Friday, November 11, 2011

The US is a Police State

Many readers may have thought the U.S. is “like a police state” - - think of the security dress down of everyone boarding a flight within the U.S. sphere of control. Political scientist Andrew Kolin goes far beyond hasty analogue. He argues with rich factual substantiation that the U.S is a police state all the way down – not only since the stolen elections and war state of George Bush Jr., but before and since in a cumulative throughline of bureaucratized despotism across borders.

Documented examples are reported in detail from 1950 on to disclose a record that is as systematic in suppressing public dissent as its client dictatorships elsewhere – albeit far more successfully kept out of public and scholarly attention. Since the electoral contests of, by and for the rich in America are proclaimed as “the leader of the Free World” in the ad-vehicle media many still watch and read, an example helps to clarify the reality not reported. When three nuns protested before the war-criminal bombing of Iraq in 2002 where no war crime was left undone, “they were arrested, handcuffed, left on the ground for three hours and then jailed for seven months before trial - - [for] sabotage and obstruction of justice” (p. 153).

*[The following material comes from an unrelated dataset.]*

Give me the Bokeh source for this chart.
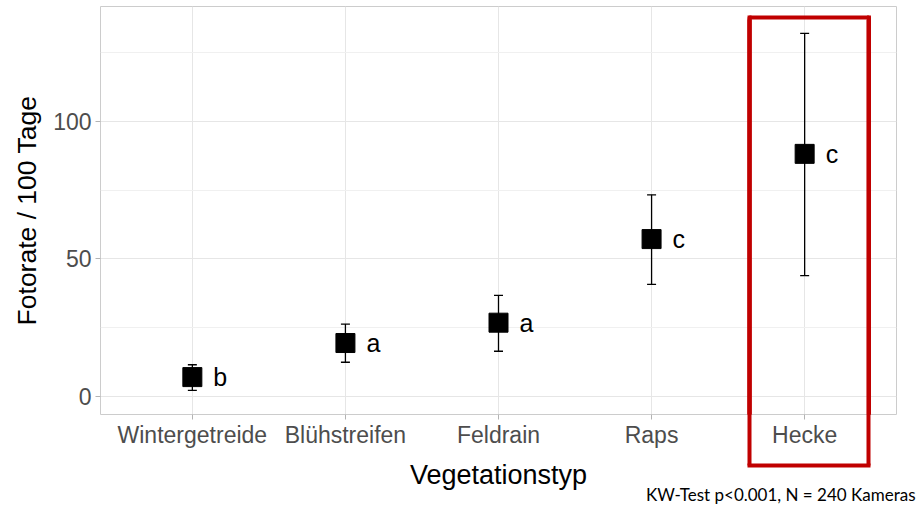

Every step of their police repression was within the laws that had been concocted before and after 9-11, in particular by the provisions of “the Patriot Act” – with here as elsewhere the legislative title as integral to the Orwellian language of rule. The symbolic action of the nuns - painting blood on a missile silo – was in fact backed by international law against the “supreme crime” of non-defensive armed invasion of another country. Indeed their protest occurred just before the saturation bombing of civilian Baghdad which ended in the deaths of hundreds of thousands of children. But mass-murderous facts, citizen responsibility, moral courage and peaceful expression of the law of nations do not detain U.S. legal machinery. It is this legal machinery that Kolin focuses on to make his case that the U.S. is a police state.

What is a police state? Kolin states no criterion, but it can be deduced as unlimited state power of armed force freely discharged without citizen right to stop it. Anyone who has lived in the U.S. or its client dictatorships may recognize the concrete phenomena, but what is featured in this account are the laws and directives which empower the police state norms. While the men at the top always proclaim their devotion to the defence of freedom as armed force assaults on domestic dissent and dissident countries increase, none have been found guilty of breaking the law or repressing freedom of speech or assembly. It is U.S. laws and policies which form the U.S. police state, the argument is, and they are continuously made to enable an endless litany of crimes against human life.